Liping Yi, Gang Wang, Xiaoguang Liu, Zhuan Shi, Han Yu
Nankai University, University of Science and Technology of China, Nanyang Technological University
ACM Multimedia (2023)
P13N MM

📝 Paper Summary

Federated Learning Model Heterogeneity
FedGH enables diverse devices to collaborate in federated learning by training a shared global prediction header on class-averaged representations, decoupling it from heterogeneous local feature extractors.
Core Problem
Standard Federated Learning requires all clients to use identical model architectures (model homogeneity), excluding resource-constrained devices and failing to adapt to diverse local data distributions.
Why it matters:
  • Low-end edge devices cannot train the large models used by high-end servers, preventing them from participating in collaborative learning
  • Data on devices is Non-IID (not independently and identically distributed), meaning a single global model often performs poorly on local personalized data
  • Existing heterogeneous solutions often rely on public datasets (unavailable in practice) or heavy knowledge distillation that incurs high computation/communication costs
Concrete Example: In a visual classification task, a smartwatch can only run a tiny 3-layer CNN, while a powerful server runs ResNet-18. FedAvg fails because the model weights cannot be averaged.
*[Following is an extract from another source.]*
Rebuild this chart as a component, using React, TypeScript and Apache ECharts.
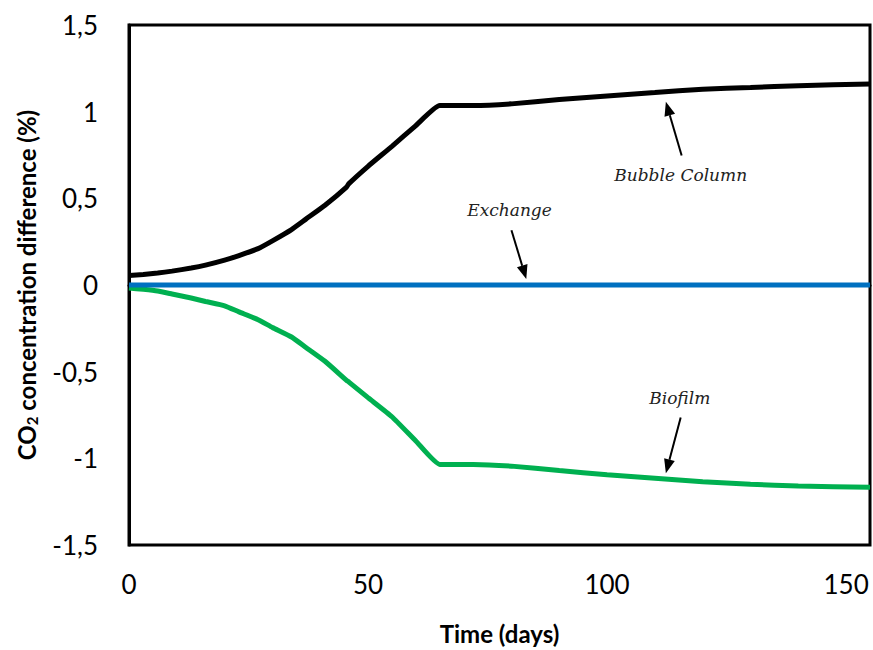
import React, { useEffect, useRef } from "react";
import * as echarts from "echarts";

const days = [0, 3, 6, 9, 13, 16, 20, 23, 27, 30, 34, 37, 41, 45.5, 46, 50, 55, 60, 65, 72, 80, 90, 100, 110, 120, 130, 140, 155];
const bubbleColumn = [0.055, 0.061, 0.069, 0.08, 0.098, 0.115, 0.144, 0.17, 0.21, 0.255, 0.32, 0.38, 0.46, 0.565, 0.585, 0.685, 0.8, 0.92, 1.035, 1.035, 1.045, 1.07, 1.09, 1.11, 1.13, 1.14, 1.15, 1.16];
const biofilm = [-0.017, -0.025, -0.035, -0.052, -0.075, -0.095, -0.12, -0.155, -0.2, -0.245, -0.3, -0.36, -0.44, -0.55, -0.56, -0.65, -0.76, -0.9, -1.035, -1.035, -1.045, -1.07, -1.095, -1.115, -1.135, -1.15, -1.16, -1.167];
const exchangeDays = [0, 155];
const exchange = [0, 0];

const yTicks = { min: -1.5, max: 1.5, interval: 0.5 };
const xTicks = { min: 0, max: 155, interval: 50 };

const annotations = [
  { text: "Bubble Column", textAt: [115.4, 0.632], tail: [115.6, 0.747], tip: [112.3, 1.057] },
  { text: "Exchange", textAt: [79.6, 0.43], tail: [80, 0.316], tip: [83.1, 0.034] },
  { text: "Biofilm", textAt: [115.2, -0.65], tail: [115.4, -0.764], tip: [112.3, -1.086] },
];

export default function App() {
  const ref = useRef<HTMLDivElement>(null);
  useEffect(() => {
    if (!ref.current) return;
    const chart = echarts.init(ref.current, null, { renderer: "svg" });
    const fmt = (v: number) => String(v).replace(".", ",");
    chart.setOption({
      animation: false,
      textStyle: { fontFamily: "Lato" },
      grid: { left: 129, right: 2, top: 25, bottom: 102, show: true, borderColor: "#000", borderWidth: 3, backgroundColor: "transparent" },
      xAxis: {
        type: "value",
        min: xTicks.min,
        max: xTicks.max,
        interval: xTicks.interval,
        splitLine: { show: false },
        axisTick: { show: false },
        axisLine: { show: true, lineStyle: { color: "#000", width: 3 } },
        axisLabel: {
          color: "#000",
          fontSize: 26,
          fontFamily: "Lato",
          margin: 26,
          formatter: (v: number) => (v % 50 === 0 ? fmt(v) : ""),
        },
        name: "Time (days)",
        nameLocation: "middle",
        nameGap: 76,
        nameTextStyle: { color: "#000", fontSize: 24, fontWeight: "bold", fontFamily: "Lato" },
      },
      yAxis: {
        type: "value",
        min: yTicks.min,
        max: yTicks.max,
        interval: yTicks.interval,
        splitLine: { show: false },
        axisTick: { show: false },
        axisLine: { show: true, lineStyle: { color: "#000", width: 3 } },
        axisLabel: { color: "#000", fontSize: 26, fontFamily: "Lato", margin: 31, formatter: fmt },
        name: "{a|CO}{s|2}{a| concentration difference (%)}",
        nameLocation: "middle",
        nameGap: 90,
        nameTextStyle: {
          color: "#000",
          fontSize: 24,
          fontWeight: "bold",
          fontFamily: "Lato",
          rich: {
            a: { fontSize: 24, fontWeight: "bold", fontFamily: "Lato", color: "#000" },
            s: { fontSize: 15, fontWeight: "bold", fontFamily: "Lato", color: "#000", verticalAlign: "bottom", padding: [10, 0, 0, 0] },
          },
        },
      },
      series: [
        {
          name: "Exchange",
          type: "line",
          data: exchangeDays.map((d, i) => [d, exchange[i]]),
          showSymbol: false,
          lineStyle: { color: "#0070C0", width: 5 },
          z: 3,
        },
        {
          name: "Bubble Column",
          type: "line",
          data: days.map((d, i) => [d, bubbleColumn[i]]),
          showSymbol: false,
          smooth: 0.15,
          lineStyle: { color: "#000", width: 5 },
          z: 2,
        },
        {
          name: "Biofilm",
          type: "line",
          data: days.map((d, i) => [d, biofilm[i]]),
          showSymbol: false,
          smooth: 0.15,
          lineStyle: { color: "#00B050", width: 5 },
          z: 2,
        },
      ],
    });
    const px = (p: number[]) => chart.convertToPixel({ gridIndex: 0 }, p) as number[];
    const graphics: any[] = [];
    annotations.forEach((a) => {
      const t = px(a.textAt);
      const tail = px(a.tail);
      const tip = px(a.tip);
      const dx = tip[0] - tail[0];
      const dy = tip[1] - tail[1];
      const len = Math.sqrt(dx * dx + dy * dy);
      const ux = dx / len;
      const uy = dy / len;
      const hl = 14;
      const hw = 5.5;
      const bx = tip[0] - ux * hl;
      const by = tip[1] - uy * hl;
      graphics.push({
        type: "text",
        x: t[0],
        y: t[1],
        style: {
          text: a.text,
          fill: "#222",
          font: "italic 17px 'DejaVu Serif'",
          textAlign: "center",
          textVerticalAlign: "middle",
        },
        z: 10,
      });
      graphics.push({
        type: "line",
        shape: { x1: tail[0], y1: tail[1], x2: bx, y2: by },
        style: { stroke: "#000", lineWidth: 2 },
        z: 10,
      });
      graphics.push({
        type: "polygon",
        shape: {
          points: [
            [tip[0], tip[1]],
            [bx - uy * hw, by + ux * hw],
            [bx + uy * hw, by - ux * hw],
          ],
        },
        style: { fill: "#000" },
        z: 10,
      });
    });
    chart.setOption({ graphic: graphics });
    return () => chart.dispose();
  }, []);
  return <div ref={ref} style={{ position: "fixed", left: 0, top: 0, width: 873, height: 650, background: "#fff" }} />;
}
FedGH allows collaboration by sharing only the prediction header and representations, not the full architecture.
Key Novelty
Generalized Global Prediction Header Training via Local Averaged Representations (LARs)
  • Decouples the model into a personalized, heterogeneous feature extractor (kept local) and a homogeneous prediction header (shared)
  • Clients compute 'prototypes' of their data (average representation per class) and send these to the server instead of model weights or raw data
  • The server trains the shared header on these lightweight representations and broadcasts it back, replacing the client's local header to inject global knowledge
Architecture
Architecture Figure Figure 1
The FedGH workflow, illustrating the separation of local heterogeneous extractors and the shared global header.
Evaluation Highlights
  • Outperforms state-of-the-art FedProto by +1.33% accuracy on CIFAR-100 in model-heterogeneous settings
  • Achieves significantly higher accuracy in homogeneous settings (+11.11% vs FedProto on CIFAR-100, N=10)
  • Reduces communication overhead by 85.53% compared to the best performing baseline (FedProto) on CIFAR-100 while achieving higher accuracy
Breakthrough Assessment
8/10
Offers a simple yet highly effective solution to model heterogeneity that beats complex distillation methods in accuracy and efficiency without needing public data.